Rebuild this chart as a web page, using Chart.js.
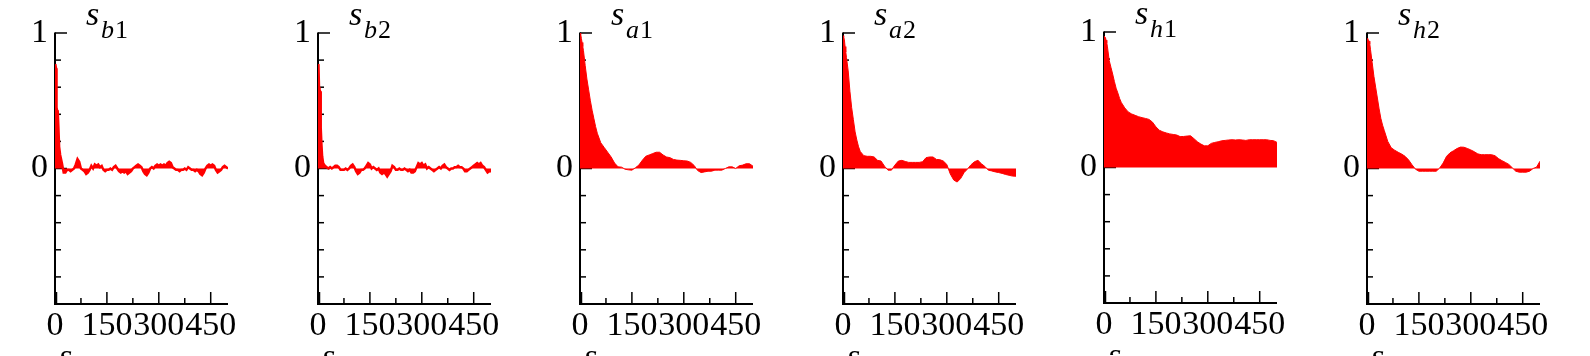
<!DOCTYPE html>
<html><head><meta charset="utf-8">
<script src="https://cdn.jsdelivr.net/npm/chart.js@4.4.1/dist/chart.umd.min.js"></script>
<style>
html,body{margin:0;padding:0;background:#fff;}
#wrap{position:relative;width:1590px;height:356px;overflow:hidden;background:#fff;}
#wrap canvas{position:absolute;}
</style></head><body><div id="wrap"></div>
<script>
// ---------- data ----------
const lagsNoisy = [0,1,2,3,4,5,6,8,10,12,15,
  20,25,30,35,40,45,50,55,60,65,70,75,80,85,90,95,100,105,110,115,120,125,130,135,140,145,150,155,160,165,
  170,175,180,185,190,195,200,205,210,215,220,225,230,235,240,245,250,255,260,265,270,275,280,285,290,295,
  300,305,310,315,320,325,330,335,340,345,350,355,360,365,370,375,380,385,390,395,400,405,410,415,420,425,
  430,435,440,445,450,455,460,465,470,475,480,485,490,495,500];
const lagsSmooth = [0,2,4,6,8,10,15,20,25,30,35,40,45,50,
  60,70,80,90,100,110,120,130,140,150,160,170,180,190,200,210,220,230,240,250,
  260,270,280,290,300,310,320,330,340,350,360,370,380,390,400,410,420,430,440,450,
  460,470,480,490,500];

const sb1 = [0.77,0.77,0.76,0.74,0.60,0.45,0.43,0.42,0.30,0.16,0.10,
  0.04,-0.03,-0.03,-0.01,-0.01,-0.02,-0.01,0.00,0.03,0.07,
  0.05,0.00,-0.01,-0.02,-0.04,-0.03,-0.01,0.02,0.00,0.03,
  0.02,0.03,0.01,0.02,-0.01,-0.02,-0.01,-0.01,0.00,-0.01,
  0.01,0.02,0.00,-0.02,-0.03,-0.02,-0.03,-0.02,-0.04,-0.03,
  -0.02,0.00,0.01,0.02,0.03,0.02,0.01,-0.02,-0.04,-0.05,
  -0.03,0.00,0.01,0.00,0.02,0.03,0.02,0.03,0.02,0.03,
  0.02,0.04,0.05,0.04,0.01,0.00,-0.01,-0.01,-0.02,-0.01,
  -0.01,0.00,-0.01,0.01,0.00,-0.01,-0.01,-0.02,-0.01,-0.02,
  -0.04,-0.05,-0.03,0.00,0.02,0.03,0.02,0.03,0.02,-0.01,
  -0.03,-0.02,-0.01,0.01,0.02,0.01,0.00];
const sb2 = [0.77,0.77,0.76,0.60,0.58,0.58,0.57,0.30,0.18,0.09,0.04,
  0.02,0.01,0.00,0.01,0.00,0.01,0.02,0.02,0.01,-0.01,
  -0.01,-0.01,0.00,-0.01,0.00,0.02,0.03,0.01,-0.02,-0.04,
  -0.03,-0.01,-0.01,0.00,0.02,0.04,0.03,0.00,0.01,0.00,
  -0.01,0.00,-0.03,-0.04,-0.03,-0.04,-0.06,-0.04,-0.02,0.02,
  0.01,-0.01,-0.01,0.00,-0.01,-0.01,0.00,-0.01,-0.02,-0.01,
  -0.03,-0.03,-0.02,0.01,0.04,0.03,0.04,0.02,0.03,0.00,
  0.01,0.00,-0.01,-0.02,-0.01,0.00,0.01,0.00,0.02,0.03,
  0.01,0.00,-0.01,0.00,0.00,0.01,0.01,0.02,0.01,0.01,
  0.00,-0.02,-0.02,-0.01,0.00,0.01,0.02,0.03,0.04,0.03,
  0.04,0.02,0.01,-0.01,-0.03,-0.02,-0.02];
const sa1 = [1.00,0.99,0.96,0.93,0.90,0.87,0.76,0.66,0.58,0.50,0.43,0.37,0.31,0.26,
  0.19,0.155,0.12,0.085,0.04,0.012,0.01,-0.005,-0.01,-0.012,
  0.005,0.025,0.06,0.09,0.10,0.11,0.12,0.12,0.10,0.085,
  0.08,0.067,0.062,0.06,0.057,0.055,0.045,0.022,-0.015,-0.03,
  -0.025,-0.02,-0.02,-0.012,-0.012,-0.012,0.00,0.012,0.012,0.00,
  0.02,0.025,0.035,0.035,0.017];
const sa2 = [0.98,0.97,0.95,0.90,0.86,0.82,0.72,0.57,0.45,0.36,0.27,0.21,0.16,0.125,
  0.095,0.09,0.09,0.085,0.06,0.055,0.017,-0.012,-0.012,0.025,
  0.055,0.06,0.052,0.045,0.045,0.045,0.045,0.05,0.08,0.085,
  0.085,0.067,0.065,0.055,0.03,-0.04,-0.085,-0.10,-0.074,-0.03,
  -0.003,0.028,0.05,0.06,0.035,0.015,-0.012,-0.018,-0.025,-0.03,
  -0.036,-0.044,-0.05,-0.056,-0.057];
const sh1 = [0.97,0.97,0.96,0.94,0.92,0.89,0.79,0.74,0.69,0.635,0.585,0.55,0.51,0.48,
  0.44,0.41,0.395,0.385,0.375,0.368,0.362,0.355,0.335,0.30,
  0.275,0.263,0.255,0.248,0.244,0.24,0.228,0.229,0.232,0.234,
  0.213,0.19,0.173,0.16,0.16,0.178,0.185,0.19,0.197,0.20,
  0.203,0.205,0.203,0.205,0.203,0.20,0.205,0.205,0.205,0.205,
  0.205,0.205,0.20,0.198,0.185];
const sh2 = [0.96,0.95,0.95,0.94,0.92,0.88,0.78,0.68,0.60,0.52,0.44,0.37,0.32,0.28,
  0.20,0.153,0.135,0.12,0.107,0.09,0.064,0.028,-0.005,-0.02,
  -0.02,-0.02,-0.02,-0.02,-0.02,0.003,0.04,0.09,0.116,0.131,
  0.147,0.158,0.157,0.148,0.137,0.124,0.108,0.102,0.102,0.102,
  0.102,0.094,0.073,0.058,0.045,0.03,0.005,-0.02,-0.027,-0.027,
  -0.027,-0.02,0.00,0.01,0.054];

const subscripts = [['b','1'],['b','2'],['a','1'],['a','2'],['h','1'],['h','2']];
const xTickValues = [0,75,150,225,300,375,450];
const xLabelValues = [0,150,300,450];
const yTickValues = [-1,-0.8,-0.6,-0.4,-0.2,0,0.2,0.4,0.6,0.8,1];
const yLabelValues = [0,1];

// ---------- layout ----------
const panels = [
  {lags: lagsNoisy, vals: sb1, noisy: true},
  {lags: lagsNoisy, vals: sb2, noisy: true},
  {lags: lagsSmooth, vals: sa1, noisy: false},
  {lags: lagsSmooth, vals: sa2, noisy: false},
  {lags: lagsSmooth, vals: sh1, noisy: false},
  {lags: lagsSmooth, vals: sh2, noisy: false}
];
const axisX = [55, 318, 580, 843, 1104, 1367];
const topShift = [0, 0, 0, 0, -1, 0];
const SERIF = '"Liberation Serif", "Times New Roman", serif';

const axesPlugin = {
  id: 'axesTicks',
  beforeDatasetsDraw(chart) {
    const {ctx, chartArea: a, scales: {x, y}} = chart;
    ctx.save();
    ctx.strokeStyle = '#000';
    ctx.lineCap = 'butt';
    ctx.lineWidth = 1.5;
    yTickValues.forEach(v => {
      const py = y.getPixelForValue(v);
      const major = Math.abs(Math.abs(v) - 1) < 1e-9 || Math.abs(v) < 1e-9;
      const len = major ? 12 : 6;
      ctx.beginPath(); ctx.moveTo(a.left, py); ctx.lineTo(a.left + len, py); ctx.stroke();
    });
    xTickValues.forEach(v => {
      const px = x.getPixelForValue(v) + (v === 0 ? 1.5 : 0);
      const len = (v % 150 === 0) ? 12 : 6;
      ctx.beginPath(); ctx.moveTo(px, a.bottom); ctx.lineTo(px, a.bottom - len); ctx.stroke();
    });
    ctx.lineWidth = 2;
    ctx.beginPath(); ctx.moveTo(a.left, a.top - 0.5); ctx.lineTo(a.left, a.bottom + 1); ctx.stroke();
    ctx.beginPath(); ctx.moveTo(a.left - 1, a.bottom); ctx.lineTo(a.right, a.bottom); ctx.stroke();
    ctx.restore();
  },
  afterDraw(chart) {
    const {ctx, chartArea: a} = chart;
    const sub = chart.options.plugins.axesTicks.sub;
    ctx.save();
    ctx.fillStyle = '#000';
    ctx.textAlign = 'left';
    ctx.textBaseline = 'alphabetic';
    ctx.font = 'italic 34px ' + SERIF;
    ctx.fillText('s', a.left + 31, 25);
    ctx.font = 'italic 26px ' + SERIF;
    ctx.fillText(sub[0], a.left + 46, 38);
    const w = ctx.measureText(sub[0]).width;
    ctx.font = '26px ' + SERIF;
    ctx.fillText(sub[1], a.left + 46 + w + 1, 38);
    ctx.font = 'italic 34px ' + SERIF;
    ctx.fillText('s', a.left + 4, 367);
    ctx.restore();
  }
};

const wrap = document.getElementById('wrap');
panels.forEach((p, i) => {
  const cv = document.createElement('canvas');
  cv.width = 250; cv.height = 356;
  cv.style.width = '250px'; cv.style.height = '356px';
  cv.style.left = (axisX[i] - 55) + 'px';
  cv.style.top = topShift[i] + 'px';
  wrap.appendChild(cv);
  const pts = p.lags.map((l, k) => ({x: l, y: p.vals[k]}));
  new Chart(cv.getContext('2d'), {
    type: 'line',
    data: {datasets: [{
      data: pts,
      borderColor: '#ff0000',
      backgroundColor: '#ff0000',
      borderWidth: p.noisy ? 2.4 : 1,
      pointRadius: 0,
      tension: 0,
      fill: 'origin'
    }]},
    options: {
      responsive: false,
      animation: false,
      devicePixelRatio: 1,
      layout: {padding: {left: 0, right: 22, top: 33, bottom: 0}},
      plugins: {
        legend: {display: false},
        tooltip: {enabled: false},
        title: {display: false},
        axesTicks: {sub: subscripts[i]}
      },
      scales: {
        x: {
          type: 'linear', min: 0, max: 500, position: 'bottom',
          afterBuildTicks: s => { s.ticks = xTickValues.map(v => ({value: v})); },
          afterFit: s => { s.height = 52; },
          grid: {display: false, drawTicks: false},
          border: {display: false},
          ticks: {
            autoSkip: false, maxRotation: 0, minRotation: 0, padding: 2, color: '#000',
            font: {family: SERIF, size: 34},
            callback: v => xLabelValues.includes(v) ? String(v) : ''
          }
        },
        y: {
          type: 'linear', min: -1, max: 1, position: 'left',
          afterBuildTicks: s => { s.ticks = yTickValues.map(v => ({value: v})); },
          afterFit: s => { s.width = 55; },
          grid: {display: false, drawTicks: false},
          border: {display: false},
          ticks: {
            autoSkip: false, padding: 7, color: '#000',
            font: {family: SERIF, size: 34},
            callback: v => yLabelValues.some(u => Math.abs(u - v) < 1e-9) ? String(Math.round(v)) : ''
          }
        }
      }
    },
    plugins: [axesPlugin]
  });
});
</script>
</body></html>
_ _ _
▶ **What the task requires**:
Take the lines from the start of the material to the line with "460,470,480,490,500];", both included, and transcribe them exactly without the pictures.

▶ **Solution to the problem**:
Rebuild this chart as a web page, using Chart.js.
<!DOCTYPE html>
<html><head><meta charset="utf-8">
<script src="https://cdn.jsdelivr.net/npm/chart.js@4.4.1/dist/chart.umd.min.js"></script>
<style>
html,body{margin:0;padding:0;background:#fff;}
#wrap{position:relative;width:1590px;height:356px;overflow:hidden;background:#fff;}
#wrap canvas{position:absolute;}
</style></head><body><div id="wrap"></div>
<script>
// ---------- data ----------
const lagsNoisy = [0,1,2,3,4,5,6,8,10,12,15,
  20,25,30,35,40,45,50,55,60,65,70,75,80,85,90,95,100,105,110,115,120,125,130,135,140,145,150,155,160,165,
  170,175,180,185,190,195,200,205,210,215,220,225,230,235,240,245,250,255,260,265,270,275,280,285,290,295,
  300,305,310,315,320,325,330,335,340,345,350,355,360,365,370,375,380,385,390,395,400,405,410,415,420,425,
  430,435,440,445,450,455,460,465,470,475,480,485,490,495,500];
const lagsSmooth = [0,2,4,6,8,10,15,20,25,30,35,40,45,50,
  60,70,80,90,100,110,120,130,140,150,160,170,180,190,200,210,220,230,240,250,
  260,270,280,290,300,310,320,330,340,350,360,370,380,390,400,410,420,430,440,450,
  460,470,480,490,500];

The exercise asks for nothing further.